The company invested steadily, even in a bad year, so that they have the capacity to take advantage of a potential upside in demand in 2024.

In 2023, the net capital expenditure amounted to Rs 2,100 crore, including addition of greenfield plants in Madhya Pradesh and Rajasthan with investments of Rs 850 crore, brownfield expansion for Rs 800 crore and land purchases worth Rs 150 crore for future capacity, according to the company. VBL will also add greenfield facilities in Uttar Pradesh and Odisha this year.

The new plants will add 45% to the peak month capacity over the levels in 2023. Apart from Rs 2,400 crore in capital works-in-progress as of December, VBL plans to spend an additional Rs 1,200 crore towards capacity expansion, taking the total capex to Rs 3,600 crore for 2024.

If these accelerated investments are any indication, VBL is clearly betting big on the country's consumption growth story. This comes at a time when Indians are losing appetite for fast food like pizzas and burgers and are also scrimping their budgets or trading down to cheaper groceries in the face of high inflation, as reflected in the FMCG firms' earnings.

Higher investments resulted in a net debt of Rs 4,730 crore in the year gone by, a 38% jump from Rs 3,400 crore in 2022. However, despite the capex push, the company's debt-to-equity ratio is improving, it said in a post-earnings briefing.

The debt-to-equity ratio reduced to 0.67 times from 1.3 times. It expects to maintain this ratio, even after the South Africa consolidation, as the capacity that is being created will generate profit to offset the debt.

The management said there is enough room for further distribution expansion to drive growth, especially in energy drinks. The company expects "strong" growth in sport drink Gatorade, juice, and value-added dairy segment as the production capacity has tripled.

The share of the dairy business is just 0.5% of the total volume and the company expects to double this in 2024. Currently, the dairy plant is just within north India. Now, VBL has commissioned a plant in the western region and will be soon setting up a plant in the eastern market, the management said. The juice segment is also expected to grow faster than the company growth rate.

VBL plans to add 4–5 lakh outlets per year. It has massive headroom with 1.2 crore retail outlets in the country, as compared with its current reach of 35 lakh outlets.

In South Africa, PepsiCo market share is only 1.5%, while The Beverage Co. brands' share is 12%, implying that the opportunity to gain share is meaningful, it said. The acquisition process is expected to close by February.
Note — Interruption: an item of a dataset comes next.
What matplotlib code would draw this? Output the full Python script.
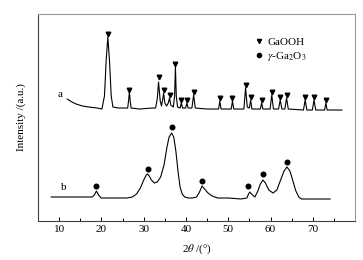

"We expect VBL's growth to sustain well above 20% for the next couple of years with strong margins and return ratios as well," analysts at Systematix Institutional Equities said.

They cautioned that factors like climate conditions in the summer, utilisation ramp-up of new capacities and extent of aggression from the new entrant—Reliance Industries Ltd.-backed Campa Cola—could pose a risk.